Braised Ox Tail and Walnut Praline

Braised a batch of Oxtail with Orange, Olives and Walnuts, but decomposed the recipe so that diners could pick and choose from the components to suit individual tastes.

Braised Ox Tail

Walnut and Red-Wine Vinegar Praline

Stale Bread Dumplings
  • Followed the general theme of the ox tail recipe but deviated a little by browning the vegetables in the same pan used to colour the ox tail segments. Also skipped the flour toss, before transferring all to a large pot with a sprig of rosemary tucked under a snug cartouche, and baking at 150 degrees C for three hours.
  • When cool enough to handle, removed meat from bones, and chilled cooking juices. Discarded fat from surface of cooled liquid.
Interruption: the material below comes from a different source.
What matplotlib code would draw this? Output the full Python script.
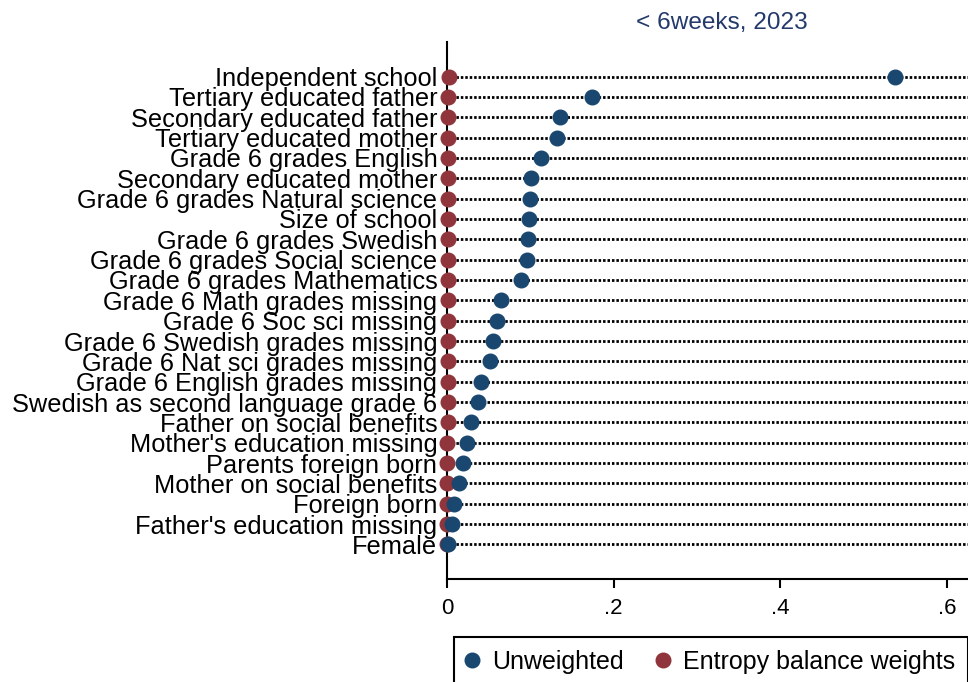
import matplotlib
matplotlib.use("Agg")
import matplotlib.pyplot as plt
from matplotlib.lines import Line2D

plt.rcParams['font.family'] = ['Liberation Sans', 'DejaVu Sans']

labels = [
    "Independent school",
    "Tertiary educated father",
    "Secondary educated father",
    "Tertiary educated mother",
    "Grade 6 grades English",
    "Secondary educated mother",
    "Grade 6 grades Natural science",
    "Size of school",
    "Grade 6 grades Swedish",
    "Grade 6 grades Social science",
    "Grade 6 grades Mathematics",
    "Grade 6 Math grades missing",
    "Grade 6 Soc sci missing",
    "Grade 6 Swedish grades missing",
    "Grade 6 Nat sci grades missing",
    "Grade 6 English grades missing",
    "Swedish as second language grade 6",
    "Father on social benefits",
    "Mother's education missing",
    "Parents foreign born",
    "Mother on social benefits",
    "Foreign born",
    "Father's education missing",
    "Female",
]

unweighted = [0.538, 0.174, 0.136, 0.132, 0.113, 0.101, 0.0995, 0.098, 0.097,
              0.096, 0.089, 0.065, 0.060, 0.055, 0.052, 0.041, 0.037, 0.029,
              0.024, 0.019, 0.014, 0.008, 0.006, 0.001]

entropy = [0.002, 0.001, 0.001, 0.001, 0.001, 0.001, 0.001, 0.001, 0.001,
           0.001, 0.001, 0.001, 0.001, 0.001, 0.001, 0.001, 0.001, 0.001,
           0.0, 0.0, 0.0, 0.0, 0.0, 0.0]

xticks = [0, 0.2, 0.4, 0.6]
xticklabels = ["0", ".2", ".4", ".6"]
title = "< 6weeks, 2023"

blue = "#1a476f"
red = "#90353b"
title_color = "#243a6b"

fig = plt.figure(figsize=(9.68, 6.82), dpi=100)
ax = fig.add_axes([447/968, 1 - 579/682, 1 - 447/968, (579 - 42)/682])

n = len(labels)
ypos = list(range(n, 0, -1))

for y in ypos:
    ax.axhline(y, color="black", lw=2.0, linestyle=(0, (0.9, 0.7)), zorder=1)

ax.plot(entropy, ypos, "o", color=red, ms=10.5, mec=red, zorder=3, clip_on=False,
        label="Entropy balance weights")
ax.plot(unweighted, ypos, "o", color=blue, ms=10.5, mec=blue, zorder=4, clip_on=False,
        label="Unweighted")

ax.set_xlim(0, 0.625)
ax.set_ylim(1 - 1.7, n + 1.7)

ax.set_yticks(ypos)
ax.set_yticklabels(labels, fontsize=18.3)
ax.tick_params(axis="y", length=0, pad=7)

ax.set_xticks(xticks)
ax.set_xticklabels(xticklabels, fontsize=16)
ax.tick_params(axis="x", length=6.5, width=1.5, pad=7, direction="out")

for s in ["top", "right"]:
    ax.spines[s].set_visible(False)
for s in ["left", "bottom"]:
    ax.spines[s].set_linewidth(1.5)

fig.text(722/968, 1 - 23/682, title, color=title_color, fontsize=17.6,
         ha="center", va="center")

handles = [
    Line2D([], [], marker="o", linestyle="", color=blue, ms=10.5, label="Unweighted"),
    Line2D([], [], marker="o", linestyle="", color=red, ms=10.5, label="Entropy balance weights"),
]
leg = fig.legend(handles=handles, loc="upper center", ncol=2,
                 bbox_to_anchor=(711/968, 1 - 637/682), bbox_transform=fig.transFigure,
                 fontsize=18, frameon=True, fancybox=False, edgecolor="black",
                 handlelength=0.4, handletextpad=0.6, columnspacing=1.4,
                 borderpad=0.5, borderaxespad=0)
leg.get_frame().set_linewidth(1.5)
leg.get_frame().set_alpha(1)

fig.savefig("out.png", dpi=100)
Stirred about 1 cup of juices to the reserved meat, before covering with foil and chilling until serving time.
  • Poured remaining cooking juices into a small pot, added orange rind and reduced by about a half to make a sauce.
  • When ready to serve, reheat meat in its covered dish for about 20 minutes at 180 degrees C. Reheat sauce over gentle heat.
  • Serve ox tail with olives, sauce, walnut praline, a steamed green vegetable, and Baguette Dumplings all passed separately.
  • Preheat oven to 180 degrees C.
  • Spread walnuts on a lined baking tray.
  • In a small pan, dissolve 3/4 cup sugar in 1/4 cup red wine vinegar. Increase heat and cook until a hard caramel forms (test by dropping small drops into cool water)
  • While caramel forms, heat walnuts in the preheated oven, so they toast slighty.
  • Once caramel is ready, work quickly so that nuts and caramel remain hot, and tip hots nuts carefully into caramel, stir, then pour onto tray and use a spatula to spread nuts into a single layer. Continue to stir so that caramel does not slide off nuts, until caramel begins to cool and set.
  • Break into shards once praline has cooled.